GIVEN EXERCISE: Begin at the line containing "Generate a web" in the entries below and end at the line containing "const categories = ['Less"; transcribe that range exactly and nothing outside it.

ENTRIES:
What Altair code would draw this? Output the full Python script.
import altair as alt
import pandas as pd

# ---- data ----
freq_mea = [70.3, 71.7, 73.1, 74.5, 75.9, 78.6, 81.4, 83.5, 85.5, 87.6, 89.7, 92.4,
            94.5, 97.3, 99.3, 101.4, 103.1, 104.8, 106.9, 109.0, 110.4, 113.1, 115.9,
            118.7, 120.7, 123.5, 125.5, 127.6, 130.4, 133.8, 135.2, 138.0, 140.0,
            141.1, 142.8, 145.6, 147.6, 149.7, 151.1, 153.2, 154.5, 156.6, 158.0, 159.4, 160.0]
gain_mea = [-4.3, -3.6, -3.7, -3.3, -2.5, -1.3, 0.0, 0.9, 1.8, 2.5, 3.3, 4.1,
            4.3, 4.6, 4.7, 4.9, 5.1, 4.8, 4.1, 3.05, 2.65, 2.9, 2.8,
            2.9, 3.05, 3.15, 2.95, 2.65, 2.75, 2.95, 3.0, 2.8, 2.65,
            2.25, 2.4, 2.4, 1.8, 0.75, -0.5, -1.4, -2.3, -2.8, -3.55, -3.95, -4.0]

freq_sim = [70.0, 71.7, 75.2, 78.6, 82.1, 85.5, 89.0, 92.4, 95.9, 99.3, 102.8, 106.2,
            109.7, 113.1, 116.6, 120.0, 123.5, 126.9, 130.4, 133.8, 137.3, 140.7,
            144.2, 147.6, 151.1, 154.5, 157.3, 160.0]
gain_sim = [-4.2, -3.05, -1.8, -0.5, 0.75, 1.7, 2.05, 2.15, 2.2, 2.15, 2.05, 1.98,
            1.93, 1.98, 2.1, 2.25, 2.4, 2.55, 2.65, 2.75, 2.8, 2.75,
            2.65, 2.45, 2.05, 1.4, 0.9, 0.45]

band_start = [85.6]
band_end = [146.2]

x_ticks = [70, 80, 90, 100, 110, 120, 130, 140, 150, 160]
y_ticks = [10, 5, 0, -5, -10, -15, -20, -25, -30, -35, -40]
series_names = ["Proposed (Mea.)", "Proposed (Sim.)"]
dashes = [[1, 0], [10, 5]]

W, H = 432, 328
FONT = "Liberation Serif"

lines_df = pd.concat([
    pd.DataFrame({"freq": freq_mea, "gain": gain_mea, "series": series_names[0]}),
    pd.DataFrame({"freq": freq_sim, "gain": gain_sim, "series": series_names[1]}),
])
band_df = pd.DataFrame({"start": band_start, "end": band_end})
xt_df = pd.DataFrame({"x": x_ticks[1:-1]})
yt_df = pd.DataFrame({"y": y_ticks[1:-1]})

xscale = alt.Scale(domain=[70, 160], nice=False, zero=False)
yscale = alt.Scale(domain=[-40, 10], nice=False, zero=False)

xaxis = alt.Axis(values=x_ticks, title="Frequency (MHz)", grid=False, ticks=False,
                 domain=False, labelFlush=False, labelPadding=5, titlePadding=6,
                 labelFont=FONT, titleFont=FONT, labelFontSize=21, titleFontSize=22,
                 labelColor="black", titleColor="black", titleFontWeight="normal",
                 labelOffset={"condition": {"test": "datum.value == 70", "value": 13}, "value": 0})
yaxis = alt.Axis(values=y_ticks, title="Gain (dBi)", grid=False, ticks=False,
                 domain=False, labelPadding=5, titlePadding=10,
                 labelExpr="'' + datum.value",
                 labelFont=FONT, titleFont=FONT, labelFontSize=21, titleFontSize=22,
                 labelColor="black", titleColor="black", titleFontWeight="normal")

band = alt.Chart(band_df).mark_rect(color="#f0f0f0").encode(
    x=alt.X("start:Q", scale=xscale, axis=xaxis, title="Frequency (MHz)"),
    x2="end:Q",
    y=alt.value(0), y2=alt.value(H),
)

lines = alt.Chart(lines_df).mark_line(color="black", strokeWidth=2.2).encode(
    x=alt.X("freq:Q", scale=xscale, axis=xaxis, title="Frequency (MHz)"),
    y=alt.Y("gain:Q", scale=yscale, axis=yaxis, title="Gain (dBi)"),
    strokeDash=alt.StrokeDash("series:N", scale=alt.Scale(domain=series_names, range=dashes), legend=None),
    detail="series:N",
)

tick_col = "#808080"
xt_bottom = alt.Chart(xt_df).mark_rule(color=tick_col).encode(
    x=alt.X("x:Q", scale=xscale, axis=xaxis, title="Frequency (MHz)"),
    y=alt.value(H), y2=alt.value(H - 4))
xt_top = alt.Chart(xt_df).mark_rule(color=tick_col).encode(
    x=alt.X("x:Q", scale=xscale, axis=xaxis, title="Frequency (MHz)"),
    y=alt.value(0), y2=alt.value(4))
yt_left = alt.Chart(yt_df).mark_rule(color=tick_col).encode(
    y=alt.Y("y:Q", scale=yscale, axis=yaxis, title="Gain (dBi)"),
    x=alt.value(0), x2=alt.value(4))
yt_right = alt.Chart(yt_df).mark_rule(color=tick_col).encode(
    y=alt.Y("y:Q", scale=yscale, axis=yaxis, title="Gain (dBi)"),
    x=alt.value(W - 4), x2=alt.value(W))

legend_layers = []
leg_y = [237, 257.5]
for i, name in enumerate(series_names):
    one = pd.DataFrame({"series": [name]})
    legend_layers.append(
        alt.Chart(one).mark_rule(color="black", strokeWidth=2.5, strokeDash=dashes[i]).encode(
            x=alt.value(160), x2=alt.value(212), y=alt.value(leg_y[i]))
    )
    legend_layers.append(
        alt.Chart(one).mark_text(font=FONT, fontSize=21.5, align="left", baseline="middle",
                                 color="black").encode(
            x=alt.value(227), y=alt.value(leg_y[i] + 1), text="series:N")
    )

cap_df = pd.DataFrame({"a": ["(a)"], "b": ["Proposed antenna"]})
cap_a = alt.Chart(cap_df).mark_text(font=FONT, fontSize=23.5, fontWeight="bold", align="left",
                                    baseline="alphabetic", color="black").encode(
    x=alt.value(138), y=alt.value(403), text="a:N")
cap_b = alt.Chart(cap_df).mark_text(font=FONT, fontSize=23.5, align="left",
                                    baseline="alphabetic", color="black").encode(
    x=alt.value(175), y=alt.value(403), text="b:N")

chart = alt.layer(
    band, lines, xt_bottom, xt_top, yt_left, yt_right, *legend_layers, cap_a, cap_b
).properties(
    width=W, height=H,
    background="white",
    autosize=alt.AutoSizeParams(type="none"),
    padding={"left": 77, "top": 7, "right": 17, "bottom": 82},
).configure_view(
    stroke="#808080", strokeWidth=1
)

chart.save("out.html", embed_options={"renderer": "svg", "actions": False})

==

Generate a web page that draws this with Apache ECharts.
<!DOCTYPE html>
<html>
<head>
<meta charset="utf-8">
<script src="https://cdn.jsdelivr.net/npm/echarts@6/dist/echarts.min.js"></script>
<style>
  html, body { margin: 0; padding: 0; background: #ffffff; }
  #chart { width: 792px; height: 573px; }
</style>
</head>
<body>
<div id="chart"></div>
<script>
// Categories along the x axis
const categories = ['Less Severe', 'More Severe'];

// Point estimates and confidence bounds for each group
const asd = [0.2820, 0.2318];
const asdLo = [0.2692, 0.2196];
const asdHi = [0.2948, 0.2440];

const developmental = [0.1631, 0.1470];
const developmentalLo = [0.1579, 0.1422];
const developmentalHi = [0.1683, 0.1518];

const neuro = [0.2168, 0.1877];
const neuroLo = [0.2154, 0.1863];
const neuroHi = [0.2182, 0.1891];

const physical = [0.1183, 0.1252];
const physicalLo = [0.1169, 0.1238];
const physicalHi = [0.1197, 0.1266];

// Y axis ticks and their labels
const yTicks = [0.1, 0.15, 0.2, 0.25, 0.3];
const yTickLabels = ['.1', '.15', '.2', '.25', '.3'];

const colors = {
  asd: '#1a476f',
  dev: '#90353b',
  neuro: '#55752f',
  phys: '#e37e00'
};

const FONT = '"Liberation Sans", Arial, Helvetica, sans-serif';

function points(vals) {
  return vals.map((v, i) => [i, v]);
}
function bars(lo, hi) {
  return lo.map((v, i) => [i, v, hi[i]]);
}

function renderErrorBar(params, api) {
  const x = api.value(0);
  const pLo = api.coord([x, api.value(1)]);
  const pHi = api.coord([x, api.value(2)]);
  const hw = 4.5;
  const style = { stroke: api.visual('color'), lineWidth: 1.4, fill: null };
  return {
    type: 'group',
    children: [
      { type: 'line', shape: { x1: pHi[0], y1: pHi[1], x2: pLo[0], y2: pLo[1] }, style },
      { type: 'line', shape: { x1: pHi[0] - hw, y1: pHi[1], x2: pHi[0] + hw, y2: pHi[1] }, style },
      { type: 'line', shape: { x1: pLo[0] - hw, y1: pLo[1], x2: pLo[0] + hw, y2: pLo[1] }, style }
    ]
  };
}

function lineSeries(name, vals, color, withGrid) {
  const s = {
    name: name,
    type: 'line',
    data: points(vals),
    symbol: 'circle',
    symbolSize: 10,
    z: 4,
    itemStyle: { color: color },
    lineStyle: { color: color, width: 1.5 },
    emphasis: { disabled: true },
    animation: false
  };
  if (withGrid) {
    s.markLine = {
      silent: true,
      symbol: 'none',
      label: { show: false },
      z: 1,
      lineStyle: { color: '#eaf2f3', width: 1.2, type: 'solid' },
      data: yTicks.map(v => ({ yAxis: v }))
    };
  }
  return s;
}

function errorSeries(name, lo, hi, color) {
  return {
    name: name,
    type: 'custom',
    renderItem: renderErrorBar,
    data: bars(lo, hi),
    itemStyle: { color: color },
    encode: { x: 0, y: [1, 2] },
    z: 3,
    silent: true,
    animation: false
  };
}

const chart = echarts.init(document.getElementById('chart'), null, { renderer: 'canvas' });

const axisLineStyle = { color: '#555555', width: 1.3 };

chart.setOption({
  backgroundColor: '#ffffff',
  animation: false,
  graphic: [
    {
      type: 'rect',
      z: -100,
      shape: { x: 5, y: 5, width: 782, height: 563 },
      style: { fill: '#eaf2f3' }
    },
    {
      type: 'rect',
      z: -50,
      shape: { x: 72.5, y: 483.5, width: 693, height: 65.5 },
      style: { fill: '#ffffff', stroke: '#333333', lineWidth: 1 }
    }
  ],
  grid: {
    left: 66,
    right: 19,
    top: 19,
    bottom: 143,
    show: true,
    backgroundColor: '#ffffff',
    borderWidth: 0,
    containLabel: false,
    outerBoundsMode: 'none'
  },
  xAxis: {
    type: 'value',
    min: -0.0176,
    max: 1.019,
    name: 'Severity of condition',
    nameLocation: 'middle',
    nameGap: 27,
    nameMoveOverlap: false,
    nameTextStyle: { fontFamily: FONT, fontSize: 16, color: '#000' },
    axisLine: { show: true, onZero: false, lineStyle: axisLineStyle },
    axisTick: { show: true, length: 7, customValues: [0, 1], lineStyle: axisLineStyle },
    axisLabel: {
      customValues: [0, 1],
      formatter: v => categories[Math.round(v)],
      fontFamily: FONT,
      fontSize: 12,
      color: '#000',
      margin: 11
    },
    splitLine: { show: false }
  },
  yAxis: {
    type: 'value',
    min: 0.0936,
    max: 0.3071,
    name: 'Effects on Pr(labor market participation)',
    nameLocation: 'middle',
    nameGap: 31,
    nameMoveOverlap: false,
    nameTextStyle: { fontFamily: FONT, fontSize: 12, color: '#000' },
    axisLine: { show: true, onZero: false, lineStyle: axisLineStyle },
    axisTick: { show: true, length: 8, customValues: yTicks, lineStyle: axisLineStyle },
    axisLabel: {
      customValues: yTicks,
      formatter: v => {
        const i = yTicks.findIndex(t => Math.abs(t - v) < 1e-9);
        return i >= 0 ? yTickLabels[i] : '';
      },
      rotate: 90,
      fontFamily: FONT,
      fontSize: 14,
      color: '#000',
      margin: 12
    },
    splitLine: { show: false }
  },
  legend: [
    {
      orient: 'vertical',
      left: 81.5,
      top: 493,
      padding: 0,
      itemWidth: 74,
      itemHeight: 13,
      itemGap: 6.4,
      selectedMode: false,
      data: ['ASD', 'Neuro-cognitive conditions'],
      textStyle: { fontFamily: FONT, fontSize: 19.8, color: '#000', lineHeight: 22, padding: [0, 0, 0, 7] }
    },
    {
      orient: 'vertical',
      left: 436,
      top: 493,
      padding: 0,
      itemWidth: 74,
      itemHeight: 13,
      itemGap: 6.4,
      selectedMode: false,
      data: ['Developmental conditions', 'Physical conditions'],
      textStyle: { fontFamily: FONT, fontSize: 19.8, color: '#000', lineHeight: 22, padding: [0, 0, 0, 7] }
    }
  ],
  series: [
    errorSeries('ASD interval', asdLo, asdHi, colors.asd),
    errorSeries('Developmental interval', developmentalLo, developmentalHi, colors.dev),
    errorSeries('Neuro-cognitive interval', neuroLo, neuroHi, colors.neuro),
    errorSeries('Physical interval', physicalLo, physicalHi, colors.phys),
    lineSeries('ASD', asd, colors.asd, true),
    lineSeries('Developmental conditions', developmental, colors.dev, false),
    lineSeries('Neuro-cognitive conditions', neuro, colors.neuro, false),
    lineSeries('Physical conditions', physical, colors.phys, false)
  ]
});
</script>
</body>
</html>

FINISHED EXERCISE:
Generate a web page that draws this with Apache ECharts.
<!DOCTYPE html>
<html>
<head>
<meta charset="utf-8">
<script src="https://cdn.jsdelivr.net/npm/echarts@6/dist/echarts.min.js"></script>
<style>
  html, body { margin: 0; padding: 0; background: #ffffff; }
  #chart { width: 792px; height: 573px; }
</style>
</head>
<body>
<div id="chart"></div>
<script>
// Categories along the x axis
const categories = ['Less Severe', 'More Severe'];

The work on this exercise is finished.